#### Stored records:
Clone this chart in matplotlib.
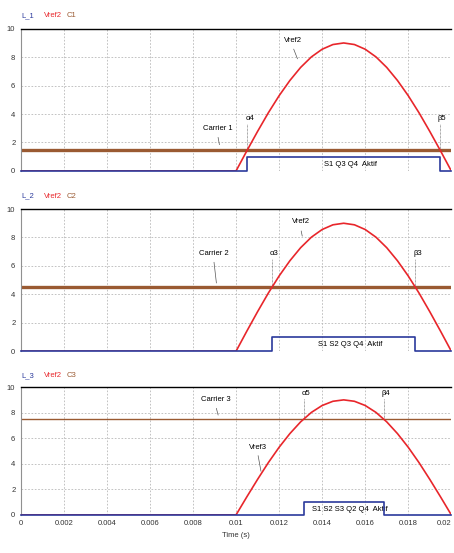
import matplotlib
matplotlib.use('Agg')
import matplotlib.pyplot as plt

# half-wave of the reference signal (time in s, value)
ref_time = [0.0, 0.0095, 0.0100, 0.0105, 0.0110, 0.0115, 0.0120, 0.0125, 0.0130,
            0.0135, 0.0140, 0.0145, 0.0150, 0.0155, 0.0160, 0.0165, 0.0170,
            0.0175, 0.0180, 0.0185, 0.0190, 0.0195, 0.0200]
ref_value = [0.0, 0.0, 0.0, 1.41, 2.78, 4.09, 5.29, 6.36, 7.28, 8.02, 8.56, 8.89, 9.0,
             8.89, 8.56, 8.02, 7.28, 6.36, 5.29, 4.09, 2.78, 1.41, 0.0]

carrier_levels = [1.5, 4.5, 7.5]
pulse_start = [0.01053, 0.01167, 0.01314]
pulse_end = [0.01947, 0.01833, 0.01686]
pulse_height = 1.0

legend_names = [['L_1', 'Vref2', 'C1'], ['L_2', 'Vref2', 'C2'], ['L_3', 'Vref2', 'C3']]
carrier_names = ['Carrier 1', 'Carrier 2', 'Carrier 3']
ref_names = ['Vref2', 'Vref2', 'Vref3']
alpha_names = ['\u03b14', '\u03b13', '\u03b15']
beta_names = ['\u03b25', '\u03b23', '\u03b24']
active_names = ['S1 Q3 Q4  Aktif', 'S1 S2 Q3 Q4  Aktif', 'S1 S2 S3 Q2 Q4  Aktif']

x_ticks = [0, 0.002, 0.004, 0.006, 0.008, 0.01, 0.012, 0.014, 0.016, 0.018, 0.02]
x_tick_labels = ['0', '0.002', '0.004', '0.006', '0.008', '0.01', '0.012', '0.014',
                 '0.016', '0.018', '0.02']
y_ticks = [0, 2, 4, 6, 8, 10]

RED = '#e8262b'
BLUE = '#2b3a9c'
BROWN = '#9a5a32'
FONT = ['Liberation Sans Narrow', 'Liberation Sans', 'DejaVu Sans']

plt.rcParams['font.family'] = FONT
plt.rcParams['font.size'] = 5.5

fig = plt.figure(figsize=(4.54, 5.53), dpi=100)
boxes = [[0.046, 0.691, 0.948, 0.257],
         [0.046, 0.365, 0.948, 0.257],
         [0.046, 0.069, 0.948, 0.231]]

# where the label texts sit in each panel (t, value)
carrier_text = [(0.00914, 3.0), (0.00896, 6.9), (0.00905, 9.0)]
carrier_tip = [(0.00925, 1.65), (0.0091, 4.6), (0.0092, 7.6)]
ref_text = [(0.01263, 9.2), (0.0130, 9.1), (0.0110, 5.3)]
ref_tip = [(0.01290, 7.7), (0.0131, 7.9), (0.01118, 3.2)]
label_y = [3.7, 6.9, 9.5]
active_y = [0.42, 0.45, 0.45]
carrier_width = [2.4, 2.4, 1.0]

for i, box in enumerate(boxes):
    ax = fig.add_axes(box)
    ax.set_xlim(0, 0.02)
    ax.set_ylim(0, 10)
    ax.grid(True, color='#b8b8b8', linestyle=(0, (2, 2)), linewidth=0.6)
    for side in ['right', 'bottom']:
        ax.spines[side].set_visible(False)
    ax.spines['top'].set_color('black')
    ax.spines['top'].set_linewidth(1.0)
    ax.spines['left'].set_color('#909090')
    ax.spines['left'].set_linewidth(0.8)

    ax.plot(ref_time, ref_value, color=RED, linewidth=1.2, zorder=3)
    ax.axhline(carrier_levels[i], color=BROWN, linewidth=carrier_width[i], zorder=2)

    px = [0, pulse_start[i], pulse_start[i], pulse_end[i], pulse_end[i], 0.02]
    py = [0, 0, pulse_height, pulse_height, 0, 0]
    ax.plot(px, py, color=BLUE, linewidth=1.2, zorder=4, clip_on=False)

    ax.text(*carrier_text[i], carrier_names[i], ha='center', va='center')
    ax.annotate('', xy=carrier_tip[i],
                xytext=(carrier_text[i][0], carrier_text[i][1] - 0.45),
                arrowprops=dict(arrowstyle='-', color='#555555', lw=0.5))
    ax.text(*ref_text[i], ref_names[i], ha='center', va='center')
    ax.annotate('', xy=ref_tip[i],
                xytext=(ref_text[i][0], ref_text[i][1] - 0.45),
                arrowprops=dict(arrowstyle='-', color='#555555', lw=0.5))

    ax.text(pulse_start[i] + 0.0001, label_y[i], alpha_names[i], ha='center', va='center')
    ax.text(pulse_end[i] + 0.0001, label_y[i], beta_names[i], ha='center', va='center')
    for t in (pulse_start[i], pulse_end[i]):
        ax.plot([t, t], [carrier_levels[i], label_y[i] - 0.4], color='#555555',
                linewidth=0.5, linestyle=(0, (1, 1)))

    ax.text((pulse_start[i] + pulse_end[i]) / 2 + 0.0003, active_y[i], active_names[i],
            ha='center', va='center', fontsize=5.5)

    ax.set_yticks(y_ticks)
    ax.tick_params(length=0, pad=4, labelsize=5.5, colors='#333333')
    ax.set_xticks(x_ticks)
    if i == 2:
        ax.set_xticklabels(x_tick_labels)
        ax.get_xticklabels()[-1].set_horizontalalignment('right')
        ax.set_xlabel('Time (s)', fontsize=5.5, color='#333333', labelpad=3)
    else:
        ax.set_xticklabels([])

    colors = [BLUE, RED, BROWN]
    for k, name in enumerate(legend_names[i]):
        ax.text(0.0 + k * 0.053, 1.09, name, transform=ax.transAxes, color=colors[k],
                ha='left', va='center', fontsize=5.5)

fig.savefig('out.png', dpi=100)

---

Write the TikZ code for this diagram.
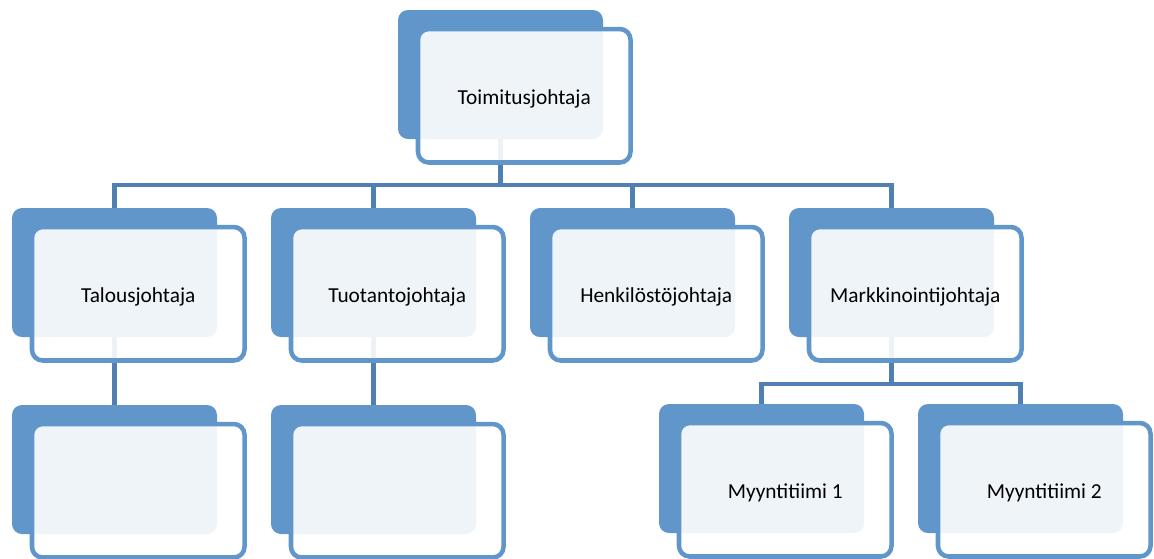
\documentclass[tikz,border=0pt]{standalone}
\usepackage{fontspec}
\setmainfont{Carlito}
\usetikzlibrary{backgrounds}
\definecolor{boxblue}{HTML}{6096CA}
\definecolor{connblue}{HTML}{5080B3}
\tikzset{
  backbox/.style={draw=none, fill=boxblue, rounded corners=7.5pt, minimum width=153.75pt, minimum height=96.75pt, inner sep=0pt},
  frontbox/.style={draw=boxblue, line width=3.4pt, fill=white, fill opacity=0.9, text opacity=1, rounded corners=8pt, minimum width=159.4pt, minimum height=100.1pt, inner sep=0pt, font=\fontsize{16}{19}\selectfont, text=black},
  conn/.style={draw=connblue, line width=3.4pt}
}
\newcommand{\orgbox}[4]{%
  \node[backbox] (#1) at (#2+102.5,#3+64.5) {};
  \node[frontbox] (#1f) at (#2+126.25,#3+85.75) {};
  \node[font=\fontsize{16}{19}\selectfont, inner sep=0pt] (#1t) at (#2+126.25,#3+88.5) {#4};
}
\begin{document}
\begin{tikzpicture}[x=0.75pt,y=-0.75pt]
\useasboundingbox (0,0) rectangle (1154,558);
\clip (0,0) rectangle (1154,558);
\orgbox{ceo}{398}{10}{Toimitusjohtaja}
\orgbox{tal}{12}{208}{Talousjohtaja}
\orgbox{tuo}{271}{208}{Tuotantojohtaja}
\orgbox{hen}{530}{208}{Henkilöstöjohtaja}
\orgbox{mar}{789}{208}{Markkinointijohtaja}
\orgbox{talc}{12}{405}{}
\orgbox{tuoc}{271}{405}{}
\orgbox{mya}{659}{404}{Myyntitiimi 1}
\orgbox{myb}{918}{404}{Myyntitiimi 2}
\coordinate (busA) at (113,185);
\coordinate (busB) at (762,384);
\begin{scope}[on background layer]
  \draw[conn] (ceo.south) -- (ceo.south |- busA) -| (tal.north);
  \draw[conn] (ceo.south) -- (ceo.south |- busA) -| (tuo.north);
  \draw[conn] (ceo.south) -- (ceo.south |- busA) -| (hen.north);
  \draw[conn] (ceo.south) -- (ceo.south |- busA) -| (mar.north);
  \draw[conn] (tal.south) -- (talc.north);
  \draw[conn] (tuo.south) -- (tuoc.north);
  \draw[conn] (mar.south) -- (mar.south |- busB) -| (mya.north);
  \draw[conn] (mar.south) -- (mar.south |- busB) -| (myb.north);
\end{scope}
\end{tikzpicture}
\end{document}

#### Task:
In the listing above, find the line with "Clone this chart in matplotlib." and the line with "carrier_width = [2.4, 2.4, 1.0]". Copy exactly those lines and all between them, minus the images.

#### Response:
Clone this chart in matplotlib.
import matplotlib
matplotlib.use('Agg')
import matplotlib.pyplot as plt

# half-wave of the reference signal (time in s, value)
ref_time = [0.0, 0.0095, 0.0100, 0.0105, 0.0110, 0.0115, 0.0120, 0.0125, 0.0130,
            0.0135, 0.0140, 0.0145, 0.0150, 0.0155, 0.0160, 0.0165, 0.0170,
            0.0175, 0.0180, 0.0185, 0.0190, 0.0195, 0.0200]
ref_value = [0.0, 0.0, 0.0, 1.41, 2.78, 4.09, 5.29, 6.36, 7.28, 8.02, 8.56, 8.89, 9.0,
             8.89, 8.56, 8.02, 7.28, 6.36, 5.29, 4.09, 2.78, 1.41, 0.0]

carrier_levels = [1.5, 4.5, 7.5]
pulse_start = [0.01053, 0.01167, 0.01314]
pulse_end = [0.01947, 0.01833, 0.01686]
pulse_height = 1.0

legend_names = [['L_1', 'Vref2', 'C1'], ['L_2', 'Vref2', 'C2'], ['L_3', 'Vref2', 'C3']]
carrier_names = ['Carrier 1', 'Carrier 2', 'Carrier 3']
ref_names = ['Vref2', 'Vref2', 'Vref3']
alpha_names = ['\u03b14', '\u03b13', '\u03b15']
beta_names = ['\u03b25', '\u03b23', '\u03b24']
active_names = ['S1 Q3 Q4  Aktif', 'S1 S2 Q3 Q4  Aktif', 'S1 S2 S3 Q2 Q4  Aktif']

x_ticks = [0, 0.002, 0.004, 0.006, 0.008, 0.01, 0.012, 0.014, 0.016, 0.018, 0.02]
x_tick_labels = ['0', '0.002', '0.004', '0.006', '0.008', '0.01', '0.012', '0.014',
                 '0.016', '0.018', '0.02']
y_ticks = [0, 2, 4, 6, 8, 10]

RED = '#e8262b'
BLUE = '#2b3a9c'
BROWN = '#9a5a32'
FONT = ['Liberation Sans Narrow', 'Liberation Sans', 'DejaVu Sans']

plt.rcParams['font.family'] = FONT
plt.rcParams['font.size'] = 5.5

fig = plt.figure(figsize=(4.54, 5.53), dpi=100)
boxes = [[0.046, 0.691, 0.948, 0.257],
         [0.046, 0.365, 0.948, 0.257],
         [0.046, 0.069, 0.948, 0.231]]

# where the label texts sit in each panel (t, value)
carrier_text = [(0.00914, 3.0), (0.00896, 6.9), (0.00905, 9.0)]
carrier_tip = [(0.00925, 1.65), (0.0091, 4.6), (0.0092, 7.6)]
ref_text = [(0.01263, 9.2), (0.0130, 9.1), (0.0110, 5.3)]
ref_tip = [(0.01290, 7.7), (0.0131, 7.9), (0.01118, 3.2)]
label_y = [3.7, 6.9, 9.5]
active_y = [0.42, 0.45, 0.45]
carrier_width = [2.4, 2.4, 1.0]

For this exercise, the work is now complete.